I will continue to write how I know best. These guys are writing about relationships, dating and sex for a few more posts, then that’s it. I think that relationships and dating need to be talked about openly and there are a lot of misconceptions in general between men and women. There are some parts about men and women that aren’t positive. So in my eyes, I don’t see why we have to lie about it or pretend it’s not the truth, even if it doesn’t make it right. As I said, I don’t have to defend the guys, and even some of their content I didn’t agree with. But almost like an op-ed I opened up the floor, so criticism and positive feedback both were expected.

Again, I apologize. I would love to continue the conversation and would hope you still read my blog (a large amount of my well received posts versus just a few that aren’t) could make or break you’re decision I suppose…? I understand and will respect whatever you choose to do.

I hope you enjoyed your weekend. I am always an open door. Please feel free to e-mail me anytime and thank you again for writing and sharing.

Best,

Grace

I also sent her post and e-mail sentiment to my two friends, the authors of the posts so they were aware and asked them to read it (but mid-way through this she took the post down). I respected her as a reader and in moving forward, paid close attention to editing their posts. But who am I to say what a male thinks? Who am I to change their opinion? I didn’t post those posts as me, they were as them. That’s what a guest post does – it invites a new audience, maybe a new school of thought, it might surprise people, it might let people down. I took that risk and they finished out their guest post series.

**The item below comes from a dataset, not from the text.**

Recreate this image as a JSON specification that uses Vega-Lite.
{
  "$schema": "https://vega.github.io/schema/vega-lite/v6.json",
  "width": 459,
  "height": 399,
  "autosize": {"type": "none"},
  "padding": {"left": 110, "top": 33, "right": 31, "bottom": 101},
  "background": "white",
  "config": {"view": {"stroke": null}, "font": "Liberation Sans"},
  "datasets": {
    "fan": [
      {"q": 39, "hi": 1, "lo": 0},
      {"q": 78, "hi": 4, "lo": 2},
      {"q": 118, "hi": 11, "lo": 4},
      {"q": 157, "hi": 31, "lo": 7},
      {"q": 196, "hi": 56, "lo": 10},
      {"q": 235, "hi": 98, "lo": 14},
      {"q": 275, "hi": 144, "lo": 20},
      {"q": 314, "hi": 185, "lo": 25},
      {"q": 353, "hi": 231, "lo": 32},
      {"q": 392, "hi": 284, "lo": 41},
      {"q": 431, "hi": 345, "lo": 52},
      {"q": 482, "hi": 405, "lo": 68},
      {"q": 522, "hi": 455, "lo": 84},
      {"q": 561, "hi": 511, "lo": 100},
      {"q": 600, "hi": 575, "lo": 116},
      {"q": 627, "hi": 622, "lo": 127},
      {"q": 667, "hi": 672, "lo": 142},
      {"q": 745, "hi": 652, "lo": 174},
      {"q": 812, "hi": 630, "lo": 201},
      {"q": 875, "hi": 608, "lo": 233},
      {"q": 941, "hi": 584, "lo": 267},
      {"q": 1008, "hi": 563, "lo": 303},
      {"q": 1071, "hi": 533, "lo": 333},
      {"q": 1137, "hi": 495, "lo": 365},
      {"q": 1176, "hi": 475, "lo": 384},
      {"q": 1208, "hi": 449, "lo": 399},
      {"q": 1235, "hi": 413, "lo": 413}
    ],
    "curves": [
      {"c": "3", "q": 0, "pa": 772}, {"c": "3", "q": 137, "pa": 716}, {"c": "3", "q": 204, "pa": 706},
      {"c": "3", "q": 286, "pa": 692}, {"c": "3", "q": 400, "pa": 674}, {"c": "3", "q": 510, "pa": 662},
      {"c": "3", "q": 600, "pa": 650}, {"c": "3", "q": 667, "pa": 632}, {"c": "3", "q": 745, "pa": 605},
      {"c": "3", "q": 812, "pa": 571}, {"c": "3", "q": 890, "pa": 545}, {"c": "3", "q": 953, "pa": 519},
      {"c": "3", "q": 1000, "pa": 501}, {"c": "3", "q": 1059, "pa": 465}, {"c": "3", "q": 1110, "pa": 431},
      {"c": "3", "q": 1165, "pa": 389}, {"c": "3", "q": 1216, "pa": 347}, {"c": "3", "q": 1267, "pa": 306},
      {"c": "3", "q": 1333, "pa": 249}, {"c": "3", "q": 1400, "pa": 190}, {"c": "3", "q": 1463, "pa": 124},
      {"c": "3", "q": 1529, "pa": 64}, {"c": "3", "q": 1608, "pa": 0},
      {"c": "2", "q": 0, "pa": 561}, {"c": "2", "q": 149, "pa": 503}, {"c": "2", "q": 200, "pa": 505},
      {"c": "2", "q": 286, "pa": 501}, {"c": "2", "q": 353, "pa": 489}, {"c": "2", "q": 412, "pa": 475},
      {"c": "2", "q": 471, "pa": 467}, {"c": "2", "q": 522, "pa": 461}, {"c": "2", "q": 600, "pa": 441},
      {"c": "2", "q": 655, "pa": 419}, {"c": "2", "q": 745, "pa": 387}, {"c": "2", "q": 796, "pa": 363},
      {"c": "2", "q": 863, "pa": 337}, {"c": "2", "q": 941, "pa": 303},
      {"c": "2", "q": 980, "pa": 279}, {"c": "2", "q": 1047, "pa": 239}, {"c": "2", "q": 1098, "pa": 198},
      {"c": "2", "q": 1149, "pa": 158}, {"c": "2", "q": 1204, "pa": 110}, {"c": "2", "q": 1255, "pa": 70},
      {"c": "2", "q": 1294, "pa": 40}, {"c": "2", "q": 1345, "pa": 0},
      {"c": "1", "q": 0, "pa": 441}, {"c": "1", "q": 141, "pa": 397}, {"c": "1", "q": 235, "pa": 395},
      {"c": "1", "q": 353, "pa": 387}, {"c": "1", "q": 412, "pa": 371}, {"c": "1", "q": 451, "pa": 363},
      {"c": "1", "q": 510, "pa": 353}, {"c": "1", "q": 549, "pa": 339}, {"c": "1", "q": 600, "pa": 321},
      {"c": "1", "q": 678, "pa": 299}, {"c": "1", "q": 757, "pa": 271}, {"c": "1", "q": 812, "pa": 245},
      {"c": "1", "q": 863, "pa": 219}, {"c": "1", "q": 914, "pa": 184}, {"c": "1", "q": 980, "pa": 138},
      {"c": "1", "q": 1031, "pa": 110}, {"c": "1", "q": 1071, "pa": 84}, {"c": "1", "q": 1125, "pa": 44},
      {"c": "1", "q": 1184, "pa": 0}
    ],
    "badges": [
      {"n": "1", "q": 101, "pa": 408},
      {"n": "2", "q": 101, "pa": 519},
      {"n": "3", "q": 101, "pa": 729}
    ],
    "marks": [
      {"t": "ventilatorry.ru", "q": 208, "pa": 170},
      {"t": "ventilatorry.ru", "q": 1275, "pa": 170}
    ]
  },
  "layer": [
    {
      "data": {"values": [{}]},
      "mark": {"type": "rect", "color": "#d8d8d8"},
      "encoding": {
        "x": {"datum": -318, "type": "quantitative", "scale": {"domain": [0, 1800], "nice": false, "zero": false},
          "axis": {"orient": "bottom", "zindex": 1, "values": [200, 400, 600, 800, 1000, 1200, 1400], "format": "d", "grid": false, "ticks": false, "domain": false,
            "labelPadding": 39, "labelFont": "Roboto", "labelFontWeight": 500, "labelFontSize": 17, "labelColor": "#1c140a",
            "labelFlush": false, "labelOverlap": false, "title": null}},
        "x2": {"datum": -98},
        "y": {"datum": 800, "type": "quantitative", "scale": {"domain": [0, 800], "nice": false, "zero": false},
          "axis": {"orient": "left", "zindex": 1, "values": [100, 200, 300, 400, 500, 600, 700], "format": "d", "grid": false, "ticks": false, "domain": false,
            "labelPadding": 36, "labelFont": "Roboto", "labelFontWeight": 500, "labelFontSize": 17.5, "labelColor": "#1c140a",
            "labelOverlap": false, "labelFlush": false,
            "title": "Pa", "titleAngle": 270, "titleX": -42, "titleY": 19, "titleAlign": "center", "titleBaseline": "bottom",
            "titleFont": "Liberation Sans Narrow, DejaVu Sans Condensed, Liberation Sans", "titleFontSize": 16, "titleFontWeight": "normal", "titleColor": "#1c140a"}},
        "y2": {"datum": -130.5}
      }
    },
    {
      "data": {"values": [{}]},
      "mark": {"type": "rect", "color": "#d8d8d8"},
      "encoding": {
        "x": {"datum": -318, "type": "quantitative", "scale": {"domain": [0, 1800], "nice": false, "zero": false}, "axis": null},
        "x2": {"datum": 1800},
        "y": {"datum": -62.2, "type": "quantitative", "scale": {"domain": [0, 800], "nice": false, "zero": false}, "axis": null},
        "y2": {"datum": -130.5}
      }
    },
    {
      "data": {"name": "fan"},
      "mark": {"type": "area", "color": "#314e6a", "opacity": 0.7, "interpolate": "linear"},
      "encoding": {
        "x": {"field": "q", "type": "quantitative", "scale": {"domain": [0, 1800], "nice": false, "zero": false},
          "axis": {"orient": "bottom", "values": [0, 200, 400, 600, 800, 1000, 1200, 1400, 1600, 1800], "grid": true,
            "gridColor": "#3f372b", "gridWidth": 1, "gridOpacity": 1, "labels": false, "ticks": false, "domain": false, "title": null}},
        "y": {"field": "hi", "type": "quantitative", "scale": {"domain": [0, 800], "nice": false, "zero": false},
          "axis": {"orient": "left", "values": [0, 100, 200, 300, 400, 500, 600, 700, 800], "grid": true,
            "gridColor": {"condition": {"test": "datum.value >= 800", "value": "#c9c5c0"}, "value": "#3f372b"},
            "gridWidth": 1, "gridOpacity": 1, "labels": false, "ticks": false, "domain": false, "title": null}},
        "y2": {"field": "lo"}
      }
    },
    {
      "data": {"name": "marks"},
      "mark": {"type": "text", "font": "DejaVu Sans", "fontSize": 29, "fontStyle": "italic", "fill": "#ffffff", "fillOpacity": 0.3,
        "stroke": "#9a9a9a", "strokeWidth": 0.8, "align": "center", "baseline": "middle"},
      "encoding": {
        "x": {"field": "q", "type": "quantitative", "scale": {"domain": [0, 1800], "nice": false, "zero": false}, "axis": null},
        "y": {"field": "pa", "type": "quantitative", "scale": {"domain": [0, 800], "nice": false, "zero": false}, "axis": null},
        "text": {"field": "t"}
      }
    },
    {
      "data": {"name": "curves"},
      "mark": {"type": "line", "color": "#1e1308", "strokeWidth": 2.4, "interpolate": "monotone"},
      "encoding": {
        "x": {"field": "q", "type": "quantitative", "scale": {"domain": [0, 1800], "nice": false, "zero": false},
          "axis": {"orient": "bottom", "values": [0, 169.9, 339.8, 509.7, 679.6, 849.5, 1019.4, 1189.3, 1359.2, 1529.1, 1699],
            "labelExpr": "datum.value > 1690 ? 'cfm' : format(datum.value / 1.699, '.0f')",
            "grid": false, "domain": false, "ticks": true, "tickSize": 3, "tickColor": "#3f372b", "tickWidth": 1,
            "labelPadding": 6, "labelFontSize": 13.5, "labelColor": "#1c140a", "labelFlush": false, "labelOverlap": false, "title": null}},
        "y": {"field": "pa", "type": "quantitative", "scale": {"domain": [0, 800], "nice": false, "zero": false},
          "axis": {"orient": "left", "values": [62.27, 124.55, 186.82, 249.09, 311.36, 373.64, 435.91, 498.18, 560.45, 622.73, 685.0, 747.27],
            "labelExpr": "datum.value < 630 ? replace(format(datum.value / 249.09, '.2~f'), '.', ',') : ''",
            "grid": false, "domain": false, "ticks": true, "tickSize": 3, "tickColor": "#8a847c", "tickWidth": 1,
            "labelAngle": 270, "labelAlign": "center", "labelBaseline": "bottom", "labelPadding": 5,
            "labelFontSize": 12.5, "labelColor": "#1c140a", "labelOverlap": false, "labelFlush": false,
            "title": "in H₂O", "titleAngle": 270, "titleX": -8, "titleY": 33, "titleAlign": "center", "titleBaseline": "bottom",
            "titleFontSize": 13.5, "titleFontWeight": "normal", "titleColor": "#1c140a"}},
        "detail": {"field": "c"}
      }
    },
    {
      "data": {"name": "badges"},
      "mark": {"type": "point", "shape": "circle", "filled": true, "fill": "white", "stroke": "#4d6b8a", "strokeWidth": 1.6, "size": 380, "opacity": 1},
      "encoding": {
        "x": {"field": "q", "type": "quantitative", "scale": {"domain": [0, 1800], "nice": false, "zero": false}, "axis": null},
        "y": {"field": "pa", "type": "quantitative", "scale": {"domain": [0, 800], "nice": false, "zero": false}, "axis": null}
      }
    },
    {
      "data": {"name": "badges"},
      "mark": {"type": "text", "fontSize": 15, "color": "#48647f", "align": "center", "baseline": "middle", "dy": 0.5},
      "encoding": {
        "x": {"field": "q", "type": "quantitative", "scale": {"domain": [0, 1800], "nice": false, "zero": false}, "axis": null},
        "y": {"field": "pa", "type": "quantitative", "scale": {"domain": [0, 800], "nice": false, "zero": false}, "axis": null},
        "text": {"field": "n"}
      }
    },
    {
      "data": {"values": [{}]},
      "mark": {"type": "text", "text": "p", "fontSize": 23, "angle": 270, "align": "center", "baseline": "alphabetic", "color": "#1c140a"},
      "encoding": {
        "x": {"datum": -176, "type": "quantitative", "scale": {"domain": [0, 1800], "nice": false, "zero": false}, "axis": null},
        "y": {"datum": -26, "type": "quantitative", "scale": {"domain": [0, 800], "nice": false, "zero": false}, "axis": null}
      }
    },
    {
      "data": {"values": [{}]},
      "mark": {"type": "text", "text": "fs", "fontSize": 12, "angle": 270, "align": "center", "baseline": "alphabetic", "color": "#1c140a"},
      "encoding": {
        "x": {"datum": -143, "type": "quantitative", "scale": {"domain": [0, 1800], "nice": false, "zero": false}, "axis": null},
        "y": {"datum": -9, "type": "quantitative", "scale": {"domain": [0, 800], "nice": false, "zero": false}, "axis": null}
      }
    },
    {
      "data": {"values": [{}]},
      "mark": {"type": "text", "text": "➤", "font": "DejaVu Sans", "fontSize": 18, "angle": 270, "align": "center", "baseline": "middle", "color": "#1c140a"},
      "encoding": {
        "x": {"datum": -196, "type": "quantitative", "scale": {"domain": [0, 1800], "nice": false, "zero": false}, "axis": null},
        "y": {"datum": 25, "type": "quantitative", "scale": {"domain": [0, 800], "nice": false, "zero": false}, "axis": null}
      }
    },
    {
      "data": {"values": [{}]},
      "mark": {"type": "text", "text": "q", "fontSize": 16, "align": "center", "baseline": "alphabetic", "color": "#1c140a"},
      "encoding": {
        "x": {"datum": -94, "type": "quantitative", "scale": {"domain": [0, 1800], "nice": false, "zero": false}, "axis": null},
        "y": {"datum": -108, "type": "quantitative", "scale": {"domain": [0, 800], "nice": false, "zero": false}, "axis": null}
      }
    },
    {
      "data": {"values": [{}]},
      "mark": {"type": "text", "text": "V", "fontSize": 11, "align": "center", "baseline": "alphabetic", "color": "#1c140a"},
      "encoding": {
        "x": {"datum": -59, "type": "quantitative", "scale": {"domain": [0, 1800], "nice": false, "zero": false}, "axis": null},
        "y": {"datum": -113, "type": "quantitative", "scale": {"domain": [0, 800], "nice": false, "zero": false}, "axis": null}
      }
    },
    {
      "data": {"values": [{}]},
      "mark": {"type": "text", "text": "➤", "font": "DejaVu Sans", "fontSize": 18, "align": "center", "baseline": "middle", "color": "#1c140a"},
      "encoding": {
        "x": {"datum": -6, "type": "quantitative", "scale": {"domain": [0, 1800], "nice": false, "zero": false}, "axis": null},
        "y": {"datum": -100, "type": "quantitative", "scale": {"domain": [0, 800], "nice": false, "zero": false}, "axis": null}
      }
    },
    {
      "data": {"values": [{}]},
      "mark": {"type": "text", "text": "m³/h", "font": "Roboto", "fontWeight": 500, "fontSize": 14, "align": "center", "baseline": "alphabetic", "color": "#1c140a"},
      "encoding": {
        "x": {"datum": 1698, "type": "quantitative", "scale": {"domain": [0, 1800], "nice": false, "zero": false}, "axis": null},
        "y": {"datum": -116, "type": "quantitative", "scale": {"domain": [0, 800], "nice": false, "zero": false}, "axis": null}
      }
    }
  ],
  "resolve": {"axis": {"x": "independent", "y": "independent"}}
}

She never responded to my last email and since then, we haven’t spoken. I haven’t seen her around my blog, either.

My efforts are never to outright offend someone. But if it weren’t for varying opinions, beliefs and views where would we exist? As my e-mail response stated, I didn’t have anything to hide. I am not fake when I’m on the blog, in my office, in public, with friends – I am me. I am lucky to work at a company that encourages that openness.

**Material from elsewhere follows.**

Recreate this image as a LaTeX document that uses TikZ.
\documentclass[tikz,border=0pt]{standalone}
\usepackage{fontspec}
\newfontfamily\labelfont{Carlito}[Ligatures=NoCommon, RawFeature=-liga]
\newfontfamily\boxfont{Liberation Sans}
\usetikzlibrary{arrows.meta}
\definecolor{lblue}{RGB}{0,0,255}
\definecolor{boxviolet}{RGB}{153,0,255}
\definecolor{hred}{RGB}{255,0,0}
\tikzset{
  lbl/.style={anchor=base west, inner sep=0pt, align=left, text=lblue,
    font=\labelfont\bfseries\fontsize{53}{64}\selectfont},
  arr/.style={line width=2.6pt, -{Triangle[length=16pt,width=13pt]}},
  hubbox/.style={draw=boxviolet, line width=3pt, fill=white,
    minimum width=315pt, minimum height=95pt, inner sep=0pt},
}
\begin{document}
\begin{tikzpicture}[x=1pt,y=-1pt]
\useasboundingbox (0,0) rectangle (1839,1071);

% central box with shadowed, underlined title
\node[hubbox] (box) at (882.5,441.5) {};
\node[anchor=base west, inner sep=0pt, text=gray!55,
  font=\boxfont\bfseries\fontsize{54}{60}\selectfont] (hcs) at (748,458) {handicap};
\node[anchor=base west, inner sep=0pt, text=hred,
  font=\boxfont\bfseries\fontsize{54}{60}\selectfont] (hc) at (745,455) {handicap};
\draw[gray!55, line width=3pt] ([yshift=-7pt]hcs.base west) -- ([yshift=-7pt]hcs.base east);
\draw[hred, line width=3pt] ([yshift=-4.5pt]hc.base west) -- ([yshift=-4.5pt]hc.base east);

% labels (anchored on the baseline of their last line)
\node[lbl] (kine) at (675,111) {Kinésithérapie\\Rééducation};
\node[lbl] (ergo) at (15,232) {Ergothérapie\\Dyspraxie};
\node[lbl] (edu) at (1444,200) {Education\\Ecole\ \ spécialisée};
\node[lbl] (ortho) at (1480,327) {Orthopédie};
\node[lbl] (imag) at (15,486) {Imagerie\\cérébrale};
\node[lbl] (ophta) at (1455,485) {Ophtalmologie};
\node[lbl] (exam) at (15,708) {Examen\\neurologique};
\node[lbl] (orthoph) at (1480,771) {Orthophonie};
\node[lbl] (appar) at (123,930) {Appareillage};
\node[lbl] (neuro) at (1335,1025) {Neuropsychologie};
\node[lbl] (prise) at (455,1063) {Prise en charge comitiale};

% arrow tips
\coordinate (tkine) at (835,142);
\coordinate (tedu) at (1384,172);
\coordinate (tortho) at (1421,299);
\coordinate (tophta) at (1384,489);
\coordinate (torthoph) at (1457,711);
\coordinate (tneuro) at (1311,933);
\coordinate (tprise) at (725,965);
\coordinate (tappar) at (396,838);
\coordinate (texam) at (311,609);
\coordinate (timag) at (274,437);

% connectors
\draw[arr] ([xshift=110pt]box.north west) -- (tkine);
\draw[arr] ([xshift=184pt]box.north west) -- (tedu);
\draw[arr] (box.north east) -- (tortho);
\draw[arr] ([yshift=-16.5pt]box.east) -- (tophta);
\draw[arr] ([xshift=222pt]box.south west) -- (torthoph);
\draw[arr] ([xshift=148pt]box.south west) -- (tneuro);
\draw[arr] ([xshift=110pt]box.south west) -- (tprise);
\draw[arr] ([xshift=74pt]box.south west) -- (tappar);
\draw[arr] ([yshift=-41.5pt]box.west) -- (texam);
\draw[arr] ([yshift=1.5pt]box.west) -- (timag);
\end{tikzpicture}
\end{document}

What about Redhead Writing, a nationally recognized “professional” blogger who swears repeatedly on her blog, writes about love, dating, hate, bitch-slaps and blunt advice. It’s a take it or leave it – life is take it or leave it. Look at Chelsea Talks Smack. She describes her blog like her own personal diary ranting about her breakup, dirty thoughts – it goes on. Thousands of viewers gobble her up. While she was interviewing, our boss said, “Oh, I’m reading your blog now. You’re not shy are you?” As he chuckled. She was hired because of her skills and fit for the position, her blog didn’t detract a thing. No one is to judge her writing and inner-working of her mind. (Also, a reason why I don’t work at a bank or corporate environment).

I digress…

I wanted to share this with other bloggers, as much time has passed. I learned a lesson and I understood a different angle of blogging. My topics, typically don’t offend people. There are many bloggers who push the envelope and offend people daily. I choose to not read people that might offend me. It doesn’t strike a nerve because as my favorite Nietzsche quote says:

You have your way. I have my way. As for the right way, the correct way, and the only way, it does not exist. -Friedrich Nietzsche

That’s the power of thought, the power of freedom of speech, the power of individual publishing and the power of the individual.

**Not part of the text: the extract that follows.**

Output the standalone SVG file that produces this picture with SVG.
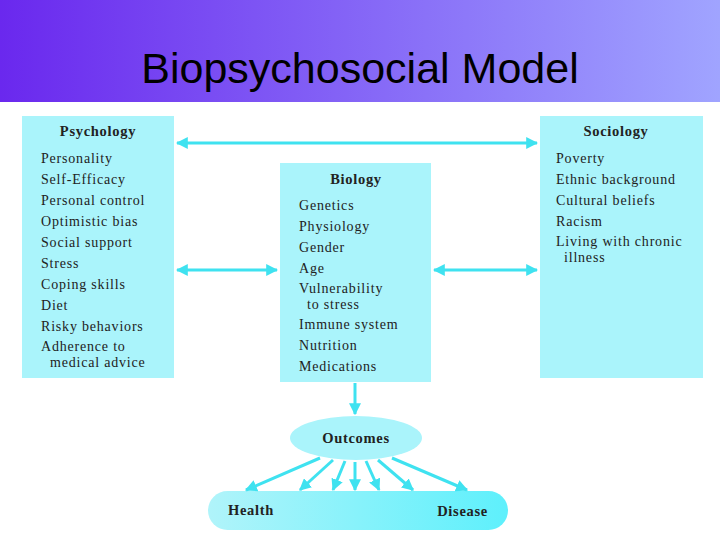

My traffic has doubled since this email. I didn’t lose readers. My relationships have flourished. I continue to learn and leave my mind open like a parachute, not closed. I chose to not suffer or beat myself up over this, but rather be honest, kind and respectful. I hope that was portrayed and my personality is reflected in my writing, beliefs and life – 100%.

We can only do our best, in the moment, as we know how.

How have you reacted to negative feedback or those that disagree with you?